Among the lines below, list those containing the string "LaTeX".

◆ Input rows ◆
• • • • •

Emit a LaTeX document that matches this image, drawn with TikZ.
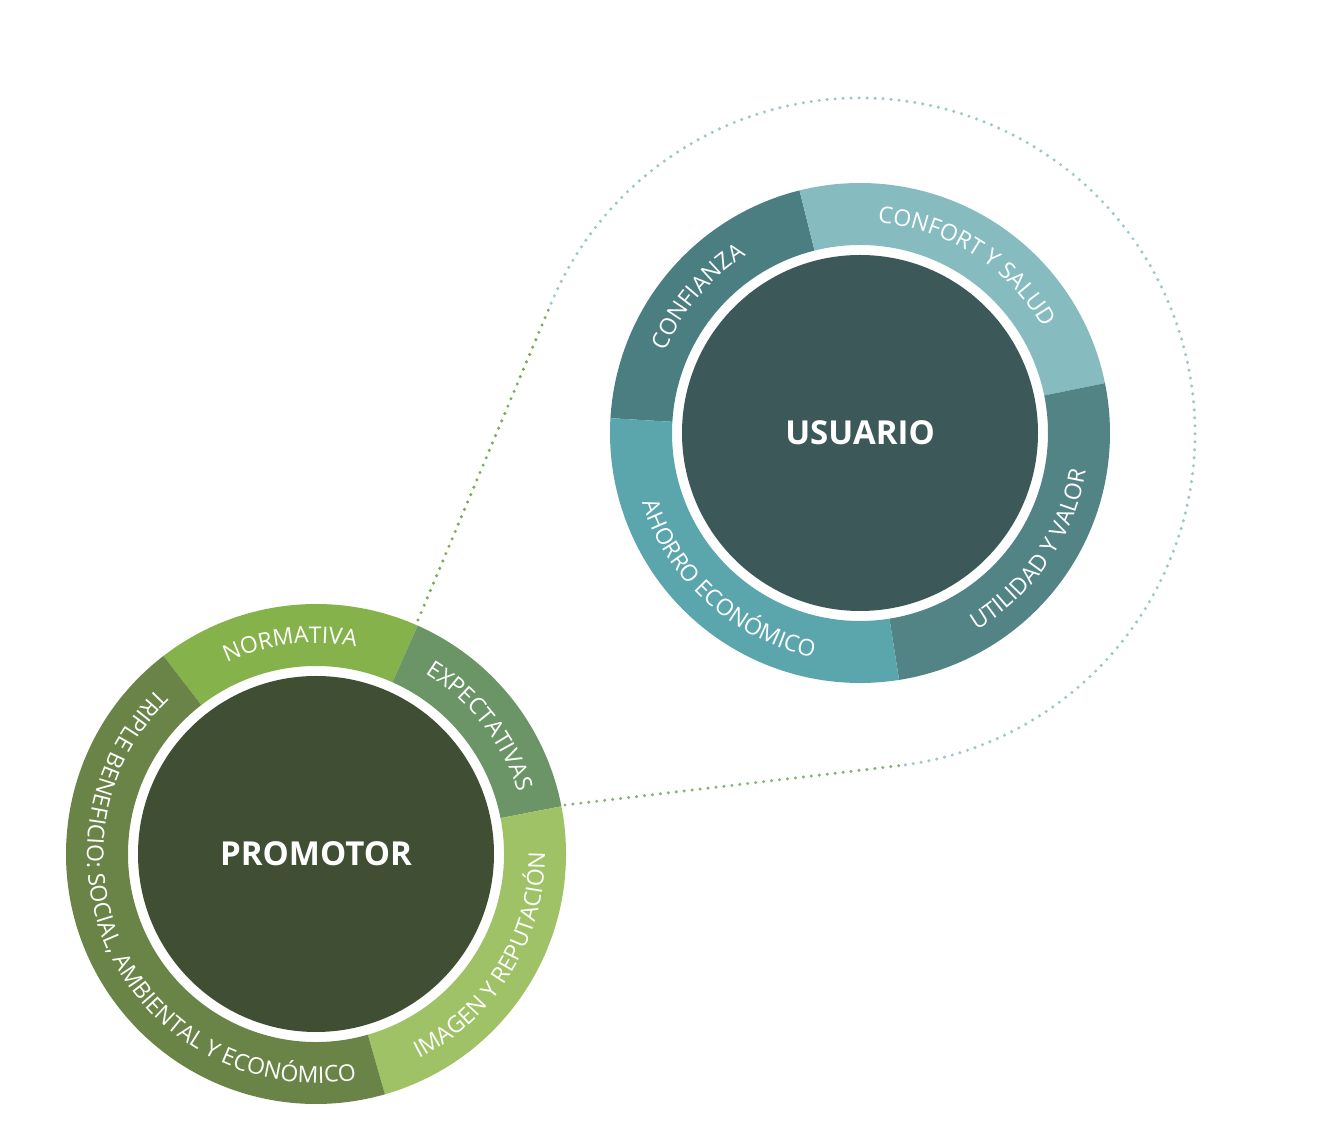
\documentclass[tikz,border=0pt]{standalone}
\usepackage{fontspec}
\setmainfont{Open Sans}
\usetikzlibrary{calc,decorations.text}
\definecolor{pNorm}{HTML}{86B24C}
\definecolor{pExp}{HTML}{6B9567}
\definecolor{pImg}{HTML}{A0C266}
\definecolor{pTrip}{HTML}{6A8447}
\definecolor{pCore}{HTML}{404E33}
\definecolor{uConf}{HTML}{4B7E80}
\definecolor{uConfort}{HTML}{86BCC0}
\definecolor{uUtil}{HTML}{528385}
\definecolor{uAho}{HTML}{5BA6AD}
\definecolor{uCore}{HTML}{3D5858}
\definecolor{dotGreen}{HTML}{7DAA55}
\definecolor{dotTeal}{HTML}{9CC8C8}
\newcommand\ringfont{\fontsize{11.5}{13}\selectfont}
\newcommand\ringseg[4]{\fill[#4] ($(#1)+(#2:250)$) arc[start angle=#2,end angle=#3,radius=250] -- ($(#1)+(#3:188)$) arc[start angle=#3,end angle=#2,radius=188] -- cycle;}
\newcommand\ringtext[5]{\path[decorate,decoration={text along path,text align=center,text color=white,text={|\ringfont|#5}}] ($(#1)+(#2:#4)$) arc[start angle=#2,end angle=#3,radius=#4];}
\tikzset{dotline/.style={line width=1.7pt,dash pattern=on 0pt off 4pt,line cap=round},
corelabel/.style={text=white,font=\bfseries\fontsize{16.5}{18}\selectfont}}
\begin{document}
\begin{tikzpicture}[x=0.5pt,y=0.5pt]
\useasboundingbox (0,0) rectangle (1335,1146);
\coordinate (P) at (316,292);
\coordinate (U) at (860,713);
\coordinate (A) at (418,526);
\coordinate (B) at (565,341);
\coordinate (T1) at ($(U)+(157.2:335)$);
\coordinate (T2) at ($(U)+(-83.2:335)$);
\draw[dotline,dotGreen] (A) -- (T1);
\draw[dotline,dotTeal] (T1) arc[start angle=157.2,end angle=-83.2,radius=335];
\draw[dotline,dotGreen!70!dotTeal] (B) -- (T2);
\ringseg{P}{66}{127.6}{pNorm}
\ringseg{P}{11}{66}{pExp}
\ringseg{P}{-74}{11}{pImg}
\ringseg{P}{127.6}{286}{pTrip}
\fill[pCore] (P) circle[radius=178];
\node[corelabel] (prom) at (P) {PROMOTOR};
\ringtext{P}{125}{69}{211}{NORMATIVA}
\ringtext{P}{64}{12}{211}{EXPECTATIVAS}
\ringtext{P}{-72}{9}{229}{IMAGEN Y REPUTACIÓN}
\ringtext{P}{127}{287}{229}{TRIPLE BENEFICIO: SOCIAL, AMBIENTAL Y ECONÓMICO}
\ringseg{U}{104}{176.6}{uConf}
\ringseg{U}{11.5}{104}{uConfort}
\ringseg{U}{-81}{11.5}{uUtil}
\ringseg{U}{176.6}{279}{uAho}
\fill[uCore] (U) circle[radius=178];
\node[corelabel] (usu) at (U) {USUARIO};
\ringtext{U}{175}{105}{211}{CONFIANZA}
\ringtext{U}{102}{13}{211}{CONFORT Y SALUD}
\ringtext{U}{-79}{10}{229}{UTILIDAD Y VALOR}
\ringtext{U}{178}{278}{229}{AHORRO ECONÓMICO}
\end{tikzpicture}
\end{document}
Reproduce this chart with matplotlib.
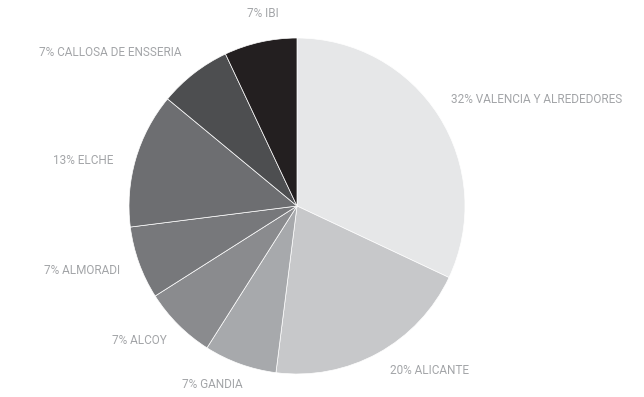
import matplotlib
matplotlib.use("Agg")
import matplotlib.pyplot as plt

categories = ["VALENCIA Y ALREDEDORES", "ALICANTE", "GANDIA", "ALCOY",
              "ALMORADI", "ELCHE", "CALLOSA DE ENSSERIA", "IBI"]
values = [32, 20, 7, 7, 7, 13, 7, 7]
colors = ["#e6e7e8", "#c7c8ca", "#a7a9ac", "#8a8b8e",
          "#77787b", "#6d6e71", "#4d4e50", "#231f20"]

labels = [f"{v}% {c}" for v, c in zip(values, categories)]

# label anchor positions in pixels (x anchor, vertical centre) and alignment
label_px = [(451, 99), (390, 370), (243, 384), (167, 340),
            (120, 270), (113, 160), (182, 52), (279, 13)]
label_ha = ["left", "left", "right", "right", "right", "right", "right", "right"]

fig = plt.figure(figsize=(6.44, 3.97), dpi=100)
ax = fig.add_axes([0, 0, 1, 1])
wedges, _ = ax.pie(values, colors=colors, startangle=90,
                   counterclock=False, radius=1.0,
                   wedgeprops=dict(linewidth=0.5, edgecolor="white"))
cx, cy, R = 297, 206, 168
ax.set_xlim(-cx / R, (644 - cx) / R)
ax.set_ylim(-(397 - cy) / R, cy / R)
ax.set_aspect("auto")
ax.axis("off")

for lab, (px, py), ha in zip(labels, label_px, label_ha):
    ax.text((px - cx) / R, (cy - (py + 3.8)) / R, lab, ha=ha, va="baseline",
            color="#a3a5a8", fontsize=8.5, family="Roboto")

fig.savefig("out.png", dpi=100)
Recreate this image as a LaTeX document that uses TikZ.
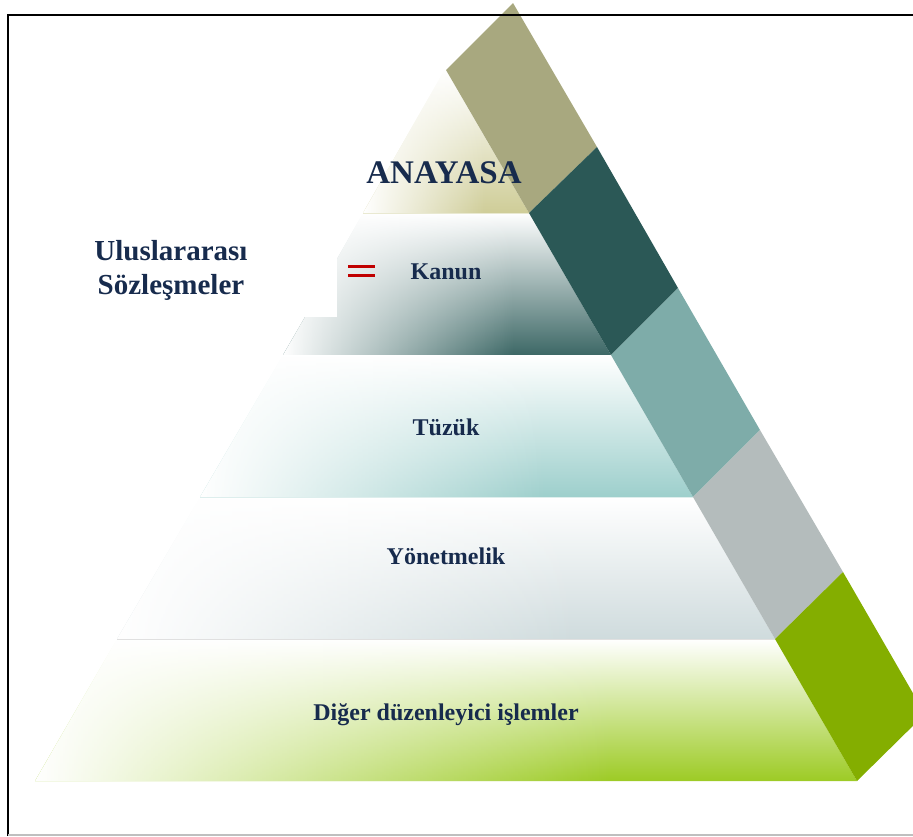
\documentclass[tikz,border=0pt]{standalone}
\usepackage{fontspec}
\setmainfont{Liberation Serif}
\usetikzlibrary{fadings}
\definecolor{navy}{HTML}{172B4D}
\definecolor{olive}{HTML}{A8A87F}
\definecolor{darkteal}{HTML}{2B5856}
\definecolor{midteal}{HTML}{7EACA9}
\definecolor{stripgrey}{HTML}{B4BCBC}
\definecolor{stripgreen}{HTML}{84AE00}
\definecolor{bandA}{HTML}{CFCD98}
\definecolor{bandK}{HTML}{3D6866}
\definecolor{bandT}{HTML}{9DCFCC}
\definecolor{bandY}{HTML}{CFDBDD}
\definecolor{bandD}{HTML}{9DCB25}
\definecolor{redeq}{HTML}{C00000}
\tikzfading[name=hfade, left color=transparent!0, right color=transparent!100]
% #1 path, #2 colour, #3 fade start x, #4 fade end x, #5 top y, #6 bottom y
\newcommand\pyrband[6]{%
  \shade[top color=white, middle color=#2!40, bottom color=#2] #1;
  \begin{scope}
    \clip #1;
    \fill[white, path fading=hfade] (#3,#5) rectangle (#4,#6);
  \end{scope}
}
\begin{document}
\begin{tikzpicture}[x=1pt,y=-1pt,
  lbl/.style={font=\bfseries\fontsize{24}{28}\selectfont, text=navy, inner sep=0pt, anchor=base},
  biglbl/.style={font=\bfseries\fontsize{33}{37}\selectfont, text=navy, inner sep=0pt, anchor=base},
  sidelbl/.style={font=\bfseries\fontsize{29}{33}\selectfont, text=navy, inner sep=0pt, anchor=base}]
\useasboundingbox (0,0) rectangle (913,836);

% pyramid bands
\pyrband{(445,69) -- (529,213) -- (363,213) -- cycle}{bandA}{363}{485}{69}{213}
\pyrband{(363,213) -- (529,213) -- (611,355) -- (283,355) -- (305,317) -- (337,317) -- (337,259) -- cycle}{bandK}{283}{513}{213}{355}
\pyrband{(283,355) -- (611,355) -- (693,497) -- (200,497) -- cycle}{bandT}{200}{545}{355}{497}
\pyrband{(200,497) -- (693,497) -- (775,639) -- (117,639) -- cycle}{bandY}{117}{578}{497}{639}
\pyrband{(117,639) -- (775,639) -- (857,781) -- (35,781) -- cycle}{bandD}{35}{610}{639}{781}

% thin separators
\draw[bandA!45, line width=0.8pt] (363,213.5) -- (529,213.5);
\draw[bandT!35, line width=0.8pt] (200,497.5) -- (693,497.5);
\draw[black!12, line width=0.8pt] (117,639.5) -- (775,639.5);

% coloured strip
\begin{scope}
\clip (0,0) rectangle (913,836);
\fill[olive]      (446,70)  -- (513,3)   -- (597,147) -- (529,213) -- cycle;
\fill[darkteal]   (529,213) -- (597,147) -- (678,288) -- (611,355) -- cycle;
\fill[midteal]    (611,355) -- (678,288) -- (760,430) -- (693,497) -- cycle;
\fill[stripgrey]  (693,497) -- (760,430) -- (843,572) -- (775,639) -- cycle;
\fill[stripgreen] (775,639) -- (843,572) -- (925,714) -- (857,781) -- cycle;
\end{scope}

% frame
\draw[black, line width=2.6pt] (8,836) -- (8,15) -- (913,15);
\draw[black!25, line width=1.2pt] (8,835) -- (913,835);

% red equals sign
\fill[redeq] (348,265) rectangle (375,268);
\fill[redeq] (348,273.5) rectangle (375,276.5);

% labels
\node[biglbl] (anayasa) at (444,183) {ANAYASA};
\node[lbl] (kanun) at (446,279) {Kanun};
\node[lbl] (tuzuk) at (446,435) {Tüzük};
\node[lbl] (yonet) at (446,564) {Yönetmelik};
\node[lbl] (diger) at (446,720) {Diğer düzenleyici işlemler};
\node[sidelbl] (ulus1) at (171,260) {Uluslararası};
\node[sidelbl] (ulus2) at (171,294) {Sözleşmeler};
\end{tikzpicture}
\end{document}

• • • • •

◆ Final result ◆
Emit a LaTeX document that matches this image, drawn with TikZ.
Recreate this image as a LaTeX document that uses TikZ.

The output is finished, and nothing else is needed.